I am working in c#, attempting to extract the column names and their types, out of an xml schema. Here is the schema as I receive it:

<xs:schema id="NewDataSet" xmlns="" xmlns:xs="http://www.w3.org/2001/XMLSchema" xmlns:msdata="urn:schemas-microsoft-com:xml-msdata">
<xs:element name="NewDataSet" msdata:IsDataSet="true" msdata:MainDataTable="WbDT" msdata:UseCurrentLocale="true">
<xs:complexType>
    <xs:choice minOccurs="0" maxOccurs="unbounded">
    <xs:element name="WbDT">
        <xs:complexType>
        <xs:sequence>
            <xs:element name="TranslateNo" type="xs:int" minOccurs="0" />
            <xs:element name="EngWord" type="xs:string" minOccurs="0" />
            <xs:element name="LanguageCd" type="xs:string" minOccurs="0" />
            <xs:element name="TranslateWord" type="xs:string" minOccurs="0" />
            <xs:element name="UpdateDTS" type="xs:dateTime" minOccurs="0" />
            <xs:element name="UpdateBy" type="xs:string" minOccurs="0" />
        </xs:sequence>
        </xs:complexType>
    </xs:element>
    </xs:choice>
</xs:complexType>
</xs:element>

What I'd like to get out of that is a Dictionary where each entry is "ColumnName","ColumnType".
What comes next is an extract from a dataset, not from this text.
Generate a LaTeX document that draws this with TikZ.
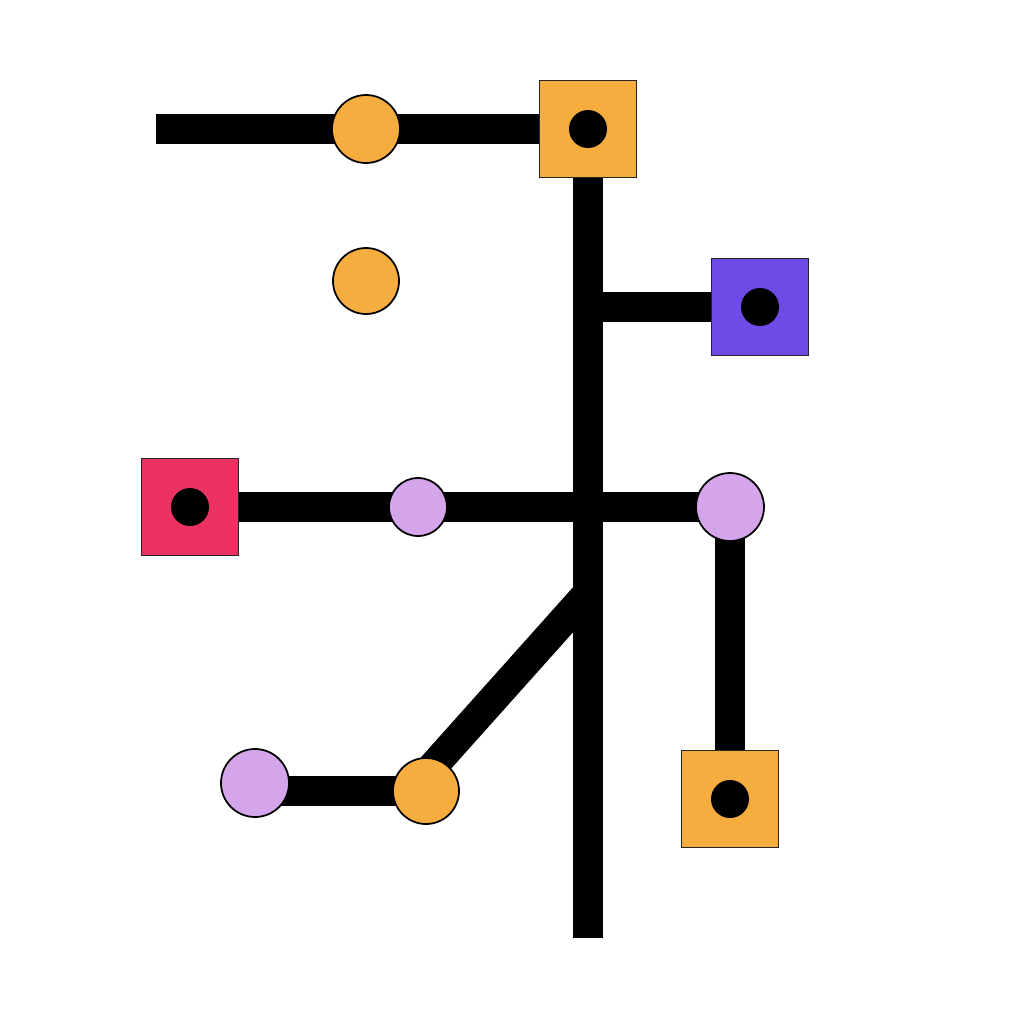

I am struggling with the synatax a little though, here is what I have so far:

var xml = result.WbDT;
XmlSchemaSet schemaSet = new XmlSchemaSet();
string xmlheader = "<?xml version='1.0' encoding='utf-8'?>" + System.Environment.NewLine;
string allxml = xmlheader + xml.Any[0].ToString();
schemaSet.Add("", XmlReader.Create(new StringReader(allxml)));
schemaSet.Compile();

XmlSchema customerSchema = null;
foreach (XmlSchema schema in schemaSet.Schemas())
{
    customerSchema = schema;
}

foreach (XmlSchemaElement element in customerSchema.Elements.Values)
{
    Console.WriteLine("Element: {0}", element.Name);

so far so good, i now have a schema with 1 element in it.. Now what I need to do is dig into the <xs:complexType> -> <xs:element name="WbDT"> -> <xs:sequence> element and iterate through that to get the column names and their types.
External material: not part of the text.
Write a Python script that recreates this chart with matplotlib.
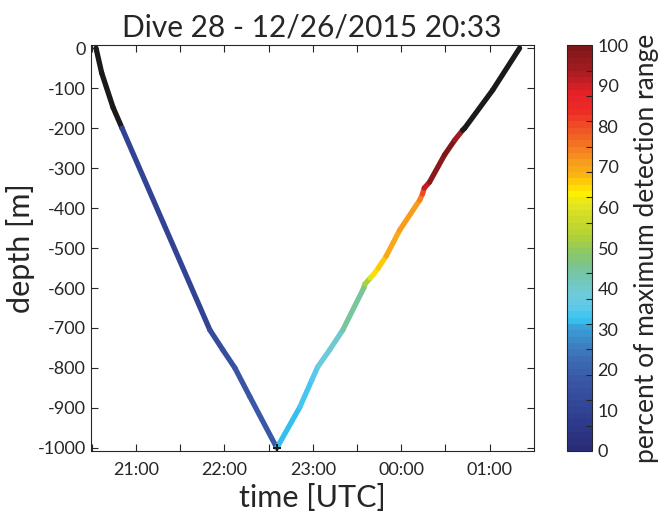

The syntax I am working with so far is:

XmlSchemaComplexType complexType = element.ElementSchemaType as XmlSchemaComplexType;
XmlSchemaSequence sequence = complexType.ContentTypeParticle as XmlSchemaSequence;

//// Iterate over each XmlSchemaElement in the Items collection.
foreach (XmlSchemaElement childElement in sequence.Items)
{
    Console.WriteLine("Element: {0}", childElement.Name);
}

but when I try to run this code I get a null exception on sequence.items

I'm trying to follow along with this microsoft documentation: https://learn.microsoft.com/en-us/dotnet/standard/data/xml/traversing-xml-schemas

I'm pretty sure that the problem is my xml has a deeper structure than the one in the example,

the example xml

<xs:element name="Customer">  
    <xs:complexType>  
        <xs:sequence>  
            <xs:element name="FirstName" type="xs:string" />

my xml

<xs:schema id="NewDataSet" xmlns="" xmlns:xs="http://www.w3.org/2001/XMLSchema" xmlns:msdata="urn:schemas-microsoft-com:xml-msdata">
<xs:element name="NewDataSet" msdata:IsDataSet="true" msdata:MainDataTable="WbDT" msdata:UseCurrentLocale="true">
<xs:complexType>
    <xs:choice minOccurs="0" maxOccurs="unbounded">
    <xs:element name="WbDT">
        <xs:complexType>
        <xs:sequence>
            <xs:element name="TranslateNo" type="xs:int" minOccurs="0" />

Solution

  • Your problem is indeed that your XML has a deeper hierarchy than the example you are following. You just have to add in some extra steps to handle that:

    foreach (XmlSchemaElement element in customerSchema.Elements.Values)
    {
        Console.WriteLine("Element: {0}", element.Name);
        XmlSchemaComplexType complexType = element.ElementSchemaType as XmlSchemaComplexType;
        XmlSchemaChoice choice = complexType.ContentTypeParticle as XmlSchemaChoice;
        XmlSchemaElement outerElement = choice.Items.Cast<XmlSchemaElement>().First();
        XmlSchemaComplexType innerComplexType = outerElement.ElementSchemaType as XmlSchemaComplexType;
        XmlSchemaSequence xmlSchemaSequence = innerComplexType.ContentTypeParticle as XmlSchemaSequence;
    
        //// Iterate over each XmlSchemaElement in the Items collection.
        foreach (XmlSchemaElement childElement in xmlSchemaSequence.Items)
        {
            Console.WriteLine("Element: {0}", childElement.Name);
        }
    }